Die leise sind

Ich bin sehr erstaunt, wenn Menschen mich fragen, was mit mir nicht in Ordnung sei. Ich wirke traurig und was ich schreibe, erscheint ihnen depressiv. Ein wenig schmunzel ich dann in mich hinein, denn ich bin gewiss nicht depressiv.

Es ist nur so, dass ich manchmal in Sphären schwebe, in die mir kein anderer folgen kann oder will. Ich schwimme auch oftmals gegen den reißenden Strom von Gefühlen, gegen die ich jedoch gar keine Chance habe. Und zeitweise ist der Schmerz, den ich in mir trage so groß, dass ich davon müde werde; in einigen Zeiten auch schonmal des Lebens müde. Dann bleibt mir nichts weiter übrig, als mich einfach kampflos in all das fallen zu lassen. Ich ziehe mich zurück und werde leise, damit ich sie wieder hören kann, die Stimme des Lebens, die scheinbar so weit entfernt ist und doch so lange nach mir ruft, bis ich mich an sie erinnere.

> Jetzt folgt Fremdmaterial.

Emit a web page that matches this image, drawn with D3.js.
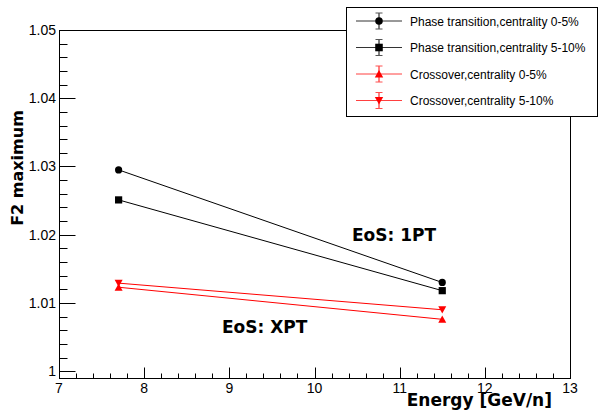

Wenn du mich dann so still erwischst, spiele ich vielleicht gerade nur mit den morgendlichen Sonnenstrahlen, rekel mich wohlwollend im Wind, der mich umarmt, tanze im Geist zur Musik der Wellen im Meer oder bewundere das Farbenspiel der untergehenden Sonne. Warum sollte ich laut darüber reden? Würdest du mein Staunen über die Schönheit und den betörenden Duft des Lebens verstehen? Hast du dafür Zeit? All das ist es nämlich, was mich wieder hebt, wenn ich gefallen bin und mich trägt, wenn mir alles zu schwer wird. Das bleibt auch bei mir, wenn niemand mehr da ist. Dort fühle ich mich gut aufgehoben und frei von all dem lauten Gewusel dieser Welt, welches mich von dem ablenken könnte, was gerade mit mir geschieht. Ich kann mich selbst nur da, wo ich still bin, hinterfragen und spüren sowie Antworten finden, die mir sonst niemand geben kann.

Weißt du, leise Menschen wie ich sind nicht krank und depressiv. Im Gegenteil. Wir sind wahnsinnig verliebt, verliebt in das Leben. Allerdings nicht in das, was uns täglich als erfülltes Leben präsentiert wird, sondern in das wirkliche Leben, welches wärmt, fließt, rauscht, stürmt, blüht, aber auch wieder vergeht, ohne dabei Lärm zu machen.

Besonders schön ist es übrigens, ebensolchen leisen Menschen zu begegnen. Man braucht sich ihnen nämlich nicht mehr erklären. Sie verstehen einen, ohne dass man sprechen muss. Sie sehen das Selbe, ohne dass man darauf zeigen muss. Sie erkennen sich gegenseitig, ohne dass man erst Masken abnehmen muss. Sie halten sogar das gemeinsame Leise-Sein aus.

Und glaub mir, bei solch einer Begegnung kann es dann sogar laut werden. Wenn diese Menschen gemeinsam das Leben feiern, färbt es sich bunt in ihrem Lachen und ihrem Spaß. Es formt leuchtende Ballons aus ihren Ideen und ihrer Freude. Sie tanzen ausgelassen in dem Vertrauen und der Liebe, die sie immer wieder dort finden, wohin ihnen manch anderer eben noch nicht folgen kann oder will…

… in der Stille und dem Leise-Sein, im Leben.